## Given request
Please transcribe the data that follows without the pictures, keeping every word the same.

## Supplied material
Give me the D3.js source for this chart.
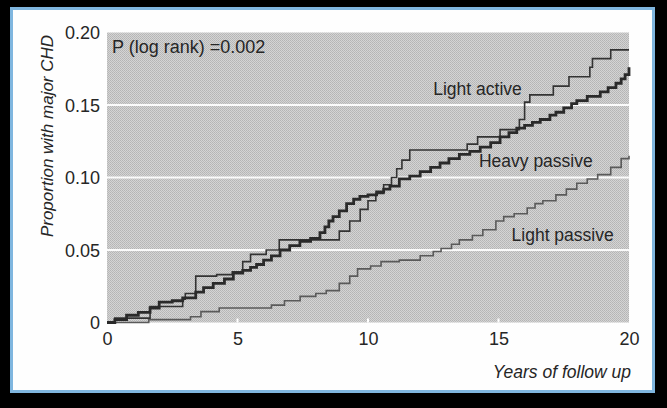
<!DOCTYPE html>
<html>
<head>
<meta charset="utf-8">
<script src="https://cdn.jsdelivr.net/npm/d3@7"></script>
<style>
html,body{margin:0;padding:0;background:#000;}
svg{display:block;}
text{font-family:"Liberation Sans",Arial,sans-serif;fill:#262626;}
</style>
</head>
<body>
<script>
// ---- data (years of follow up, cumulative proportion with major CHD) ----
const lightActiveYears = [0,0.3,1.65,2.9,3.0,3.4,4.2,4.8,5.2,5.5,6.1,6.6,8.9,9.3,9.7,10.0,10.3,10.6,10.9,11.1,11.3,11.6,13.8,14.2,15.06,15.8,16.0,16.2,17.1,17.7,18.5,18.6,19.3,20];
const lightActiveValues = [0,0.003,0.011,0.016,0.020,0.032,0.033,0.035,0.042,0.047,0.050,0.057,0.063,0.070,0.078,0.084,0.089,0.095,0.100,0.106,0.112,0.119,0.123,0.128,0.133,0.140,0.152,0.157,0.163,0.1695,0.176,0.182,0.188,0.188];

const heavyPassiveYears = [0,0.3,0.75,1.2,1.65,2.0,2.5,2.9,3.4,3.7,4.07,4.5,4.84,5.2,5.5,5.73,6.0,6.3,6.63,7.0,7.39,7.8,8.16,8.35,8.5,8.66,8.9,9.18,9.45,9.69,10.0,10.33,10.6,10.84,11.2,11.6,12.0,12.4,12.76,13.1,13.5,13.9,14.3,14.7,15.06,15.4,15.7,16.0,16.3,16.6,16.97,17.2,17.5,17.8,18.0,18.4,18.9,19.2,19.5,19.7,19.85,20];
const heavyPassiveValues = [0,0.002,0.005,0.007,0.010,0.014,0.015,0.017,0.021,0.024,0.027,0.030,0.034,0.036,0.038,0.040,0.043,0.046,0.050,0.053,0.056,0.058,0.062,0.066,0.070,0.073,0.077,0.082,0.085,0.087,0.088,0.090,0.092,0.094,0.099,0.101,0.104,0.107,0.110,0.113,0.116,0.118,0.121,0.124,0.128,0.131,0.134,0.136,0.138,0.140,0.143,0.145,0.148,0.151,0.153,0.156,0.159,0.162,0.165,0.168,0.171,0.176];

const lightPassiveYears = [0,1.6,3.2,3.6,4.3,6.0,6.3,6.8,7.4,8.0,8.4,8.9,9.3,9.6,10.1,10.5,11.2,12.0,12.5,12.8,13.2,13.5,14.0,14.4,14.9,15.2,15.6,16.1,16.4,16.7,17.2,17.6,18.0,18.4,18.8,19.3,19.7,20];
const lightPassiveValues = [0,0.002,0.004,0.0075,0.010,0.010,0.012,0.015,0.018,0.020,0.022,0.027,0.032,0.037,0.039,0.042,0.043,0.046,0.049,0.051,0.054,0.057,0.060,0.064,0.070,0.073,0.075,0.079,0.082,0.084,0.088,0.092,0.096,0.099,0.102,0.107,0.113,0.115];

const xTicks = [0,5,10,15,20];
const xTickLabels = ["0","5","10","15","20"];
const yTicks = [0,0.05,0.10,0.15,0.20];
const yTickLabels = ["0","0.05","0.10","0.15","0.20"];
const gridValues = [0.05,0.10,0.15];

const seriesNames = ["Light active","Heavy passive","Light passive"];
const labelYears = [12.5,14.25,15.5];
const labelValues = [0.157,0.107,0.056];

const W = 667, H = 408;
const svg = d3.select("body").append("svg").attr("width",W).attr("height",H);

// background
svg.append("rect").attr("width",W).attr("height",H).attr("fill","#000");
svg.append("rect").attr("x",11.5).attr("y",8.5).attr("width",642).attr("height",383)
  .attr("fill","#fefefe").attr("stroke","#7fb6df").attr("stroke-width",3);

// halftone-like pattern
const defs = svg.append("defs");
const pat = defs.append("pattern").attr("id","dots").attr("width",2).attr("height",2)
  .attr("patternUnits","userSpaceOnUse");
pat.append("rect").attr("width",2).attr("height",2).attr("fill","#d4d4d4");
pat.append("rect").attr("x",0).attr("y",0).attr("width",1).attr("height",1).attr("fill","#b4b4b4");
pat.append("rect").attr("x",1).attr("y",1).attr("width",1).attr("height",1).attr("fill","#bababa");

const x = d3.scaleLinear().domain([0,20]).range([107,629]);
const y = d3.scaleLinear().domain([0,0.2]).range([322.5,32.5]);

svg.append("rect").attr("x",x(0)).attr("y",y(0.2)).attr("width",x(20)-x(0)).attr("height",y(0)-y(0.2))
  .attr("fill","url(#dots)");

// gridlines
svg.selectAll(".grid").data(gridValues).enter().append("line")
  .attr("x1",x(0)).attr("x2",x(20)).attr("y1",d=>y(d)).attr("y2",d=>y(d))
  .attr("stroke","#fbfbfb").attr("stroke-width",2.2);

// small white ticks at bottom
svg.selectAll(".xt").data(xTicks.slice(1,4)).enter().append("line")
  .attr("x1",d=>x(d)).attr("x2",d=>x(d)).attr("y1",y(0)).attr("y2",y(0)-4)
  .attr("stroke","#fff").attr("stroke-width",2);

// axes (labels only)
const xAxis = d3.axisBottom(x).tickValues(xTicks).tickSize(0).tickPadding(0)
  .tickFormat((d,i)=>xTickLabels[i]);
const gx = svg.append("g").attr("transform",`translate(0,${y(0)})`).call(xAxis);
gx.select(".domain").remove();
gx.selectAll("text").attr("y",22).attr("dy",0).attr("font-size",18)
  .style("font-family","'Liberation Sans',Arial,sans-serif").attr("fill","#262626");

const yAxis = d3.axisLeft(y).tickValues(yTicks).tickSize(0).tickPadding(7)
  .tickFormat((d,i)=>yTickLabels[i]);
const gy = svg.append("g").attr("transform",`translate(${x(0)},0)`).call(yAxis);
gy.select(".domain").remove();
gy.selectAll("text").attr("font-size",18).attr("dy","0.35em")
  .style("font-family","'Liberation Sans',Arial,sans-serif").attr("fill","#262626");

// curves
const line = d3.line().x(d=>x(d[0])).y(d=>y(d[1])).curve(d3.curveStepAfter);
const zip = (a,b)=>a.map((v,i)=>[v,b[i]]);

svg.append("path").datum(zip(lightPassiveYears,lightPassiveValues))
  .attr("d",line).attr("fill","none").attr("stroke","#5a5a5a").attr("stroke-width",1.6);
svg.append("path").datum(zip(lightActiveYears,lightActiveValues))
  .attr("d",line).attr("fill","none").attr("stroke","#333").attr("stroke-width",1.6);
svg.append("path").datum(zip(heavyPassiveYears,heavyPassiveValues))
  .attr("d",line).attr("fill","none").attr("stroke","#2a2a2a").attr("stroke-width",2.8);

// series labels
svg.selectAll(".lab").data(seriesNames).enter().append("text")
  .attr("x",(d,i)=>x(labelYears[i])).attr("y",(d,i)=>y(labelValues[i]))
  .attr("font-size",17.5).text(d=>d);

// p-value
svg.append("text").attr("x",112).attr("y",53).attr("font-size",18).text("P (log rank) =0.002");

// axis titles
svg.append("text").attr("x",631).attr("y",378).attr("text-anchor","end")
  .attr("font-size",17.5).attr("font-style","italic").text("Years of follow up");
svg.append("text").attr("transform","translate(53,136) rotate(-90)").attr("text-anchor","middle")
  .attr("font-size",17).attr("font-style","italic").text("Proportion with major CHD");
</script>
</body>
</html>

## Output for this task
Give me the D3.js source for this chart.
<!DOCTYPE html>
<html>
<head>
<meta charset="utf-8">
<script src="https://cdn.jsdelivr.net/npm/d3@7"></script>
<style>
html,body{margin:0;padding:0;background:#000;}
svg{display:block;}
text{font-family:"Liberation Sans",Arial,sans-serif;fill:#262626;}
</style>
</head>
<body>
<script>
// ---- data (years of follow up, cumulative proportion with major CHD) ----
const lightActiveYears = [0,0.3,1.65,2.9,3.0,3.4,4.2,4.8,5.2,5.5,6.1,6.6,8.9,9.3,9.7,10.0,10.3,10.6,10.9,11.1,11.3,11.6,13.8,14.2,15.06,15.8,16.0,16.2,17.1,17.7,18.5,18.6,19.3,20];
const lightActiveValues = [0,0.003,0.011,0.016,0.020,0.032,0.033,0.035,0.042,0.047,0.050,0.057,0.063,0.070,0.078,0.084,0.089,0.095,0.100,0.106,0.112,0.119,0.123,0.128,0.133,0.140,0.152,0.157,0.163,0.1695,0.176,0.182,0.188,0.188];

const heavyPassiveYears = [0,0.3,0.75,1.2,1.65,2.0,2.5,2.9,3.4,3.7,4.07,4.5,4.84,5.2,5.5,5.73,6.0,6.3,6.63,7.0,7.39,7.8,8.16,8.35,8.5,8.66,8.9,9.18,9.45,9.69,10.0,10.33,10.6,10.84,11.2,11.6,12.0,12.4,12.76,13.1,13.5,13.9,14.3,14.7,15.06,15.4,15.7,16.0,16.3,16.6,16.97,17.2,17.5,17.8,18.0,18.4,18.9,19.2,19.5,19.7,19.85,20];
const heavyPassiveValues = [0,0.002,0.005,0.007,0.010,0.014,0.015,0.017,0.021,0.024,0.027,0.030,0.034,0.036,0.038,0.040,0.043,0.046,0.050,0.053,0.056,0.058,0.062,0.066,0.070,0.073,0.077,0.082,0.085,0.087,0.088,0.090,0.092,0.094,0.099,0.101,0.104,0.107,0.110,0.113,0.116,0.118,0.121,0.124,0.128,0.131,0.134,0.136,0.138,0.140,0.143,0.145,0.148,0.151,0.153,0.156,0.159,0.162,0.165,0.168,0.171,0.176];

const lightPassiveYears = [0,1.6,3.2,3.6,4.3,6.0,6.3,6.8,7.4,8.0,8.4,8.9,9.3,9.6,10.1,10.5,11.2,12.0,12.5,12.8,13.2,13.5,14.0,14.4,14.9,15.2,15.6,16.1,16.4,16.7,17.2,17.6,18.0,18.4,18.8,19.3,19.7,20];
const lightPassiveValues = [0,0.002,0.004,0.0075,0.010,0.010,0.012,0.015,0.018,0.020,0.022,0.027,0.032,0.037,0.039,0.042,0.043,0.046,0.049,0.051,0.054,0.057,0.060,0.064,0.070,0.073,0.075,0.079,0.082,0.084,0.088,0.092,0.096,0.099,0.102,0.107,0.113,0.115];

const xTicks = [0,5,10,15,20];
const xTickLabels = ["0","5","10","15","20"];
const yTicks = [0,0.05,0.10,0.15,0.20];
const yTickLabels = ["0","0.05","0.10","0.15","0.20"];
const gridValues = [0.05,0.10,0.15];

const seriesNames = ["Light active","Heavy passive","Light passive"];
const labelYears = [12.5,14.25,15.5];
const labelValues = [0.157,0.107,0.056];

const W = 667, H = 408;
const svg = d3.select("body").append("svg").attr("width",W).attr("height",H);

// background
svg.append("rect").attr("width",W).attr("height",H).attr("fill","#000");
svg.append("rect").attr("x",11.5).attr("y",8.5).attr("width",642).attr("height",383)
  .attr("fill","#fefefe").attr("stroke","#7fb6df").attr("stroke-width",3);

// halftone-like pattern
const defs = svg.append("defs");
const pat = defs.append("pattern").attr("id","dots").attr("width",2).attr("height",2)
  .attr("patternUnits","userSpaceOnUse");
pat.append("rect").attr("width",2).attr("height",2).attr("fill","#d4d4d4");
pat.append("rect").attr("x",0).attr("y",0).attr("width",1).attr("height",1).attr("fill","#b4b4b4");
pat.append("rect").attr("x",1).attr("y",1).attr("width",1).attr("height",1).attr("fill","#bababa");

const x = d3.scaleLinear().domain([0,20]).range([107,629]);
const y = d3.scaleLinear().domain([0,0.2]).range([322.5,32.5]);

svg.append("rect").attr("x",x(0)).attr("y",y(0.2)).attr("width",x(20)-x(0)).attr("height",y(0)-y(0.2))
  .attr("fill","url(#dots)");

// gridlines
svg.selectAll(".grid").data(gridValues).enter().append("line")
  .attr("x1",x(0)).attr("x2",x(20)).attr("y1",d=>y(d)).attr("y2",d=>y(d))
  .attr("stroke","#fbfbfb").attr("stroke-width",2.2);

// small white ticks at bottom
svg.selectAll(".xt").data(xTicks.slice(1,4)).enter().append("line")
  .attr("x1",d=>x(d)).attr("x2",d=>x(d)).attr("y1",y(0)).attr("y2",y(0)-4)
  .attr("stroke","#fff").attr("stroke-width",2);

// axes (labels only)
const xAxis = d3.axisBottom(x).tickValues(xTicks).tickSize(0).tickPadding(0)
  .tickFormat((d,i)=>xTickLabels[i]);
const gx = svg.append("g").attr("transform",`translate(0,${y(0)})`).call(xAxis);
gx.select(".domain").remove();
gx.selectAll("text").attr("y",22).attr("dy",0).attr("font-size",18)
  .style("font-family","'Liberation Sans',Arial,sans-serif").attr("fill","#262626");

const yAxis = d3.axisLeft(y).tickValues(yTicks).tickSize(0).tickPadding(7)
  .tickFormat((d,i)=>yTickLabels[i]);
const gy = svg.append("g").attr("transform",`translate(${x(0)},0)`).call(yAxis);
gy.select(".domain").remove();
gy.selectAll("text").attr("font-size",18).attr("dy","0.35em")
  .style("font-family","'Liberation Sans',Arial,sans-serif").attr("fill","#262626");

// curves
const line = d3.line().x(d=>x(d[0])).y(d=>y(d[1])).curve(d3.curveStepAfter);
const zip = (a,b)=>a.map((v,i)=>[v,b[i]]);

svg.append("path").datum(zip(lightPassiveYears,lightPassiveValues))
  .attr("d",line).attr("fill","none").attr("stroke","#5a5a5a").attr("stroke-width",1.6);
svg.append("path").datum(zip(lightActiveYears,lightActiveValues))
  .attr("d",line).attr("fill","none").attr("stroke","#333").attr("stroke-width",1.6);
svg.append("path").datum(zip(heavyPassiveYears,heavyPassiveValues))
  .attr("d",line).attr("fill","none").attr("stroke","#2a2a2a").attr("stroke-width",2.8);

// series labels
svg.selectAll(".lab").data(seriesNames).enter().append("text")
  .attr("x",(d,i)=>x(labelYears[i])).attr("y",(d,i)=>y(labelValues[i]))
  .attr("font-size",17.5).text(d=>d);

// p-value
svg.append("text").attr("x",112).attr("y",53).attr("font-size",18).text("P (log rank) =0.002");

// axis titles
svg.append("text").attr("x",631).attr("y",378).attr("text-anchor","end")
  .attr("font-size",17.5).attr("font-style","italic").text("Years of follow up");
svg.append("text").attr("transform","translate(53,136) rotate(-90)").attr("text-anchor","middle")
  .attr("font-size",17).attr("font-style","italic").text("Proportion with major CHD");
</script>
</body>
</html>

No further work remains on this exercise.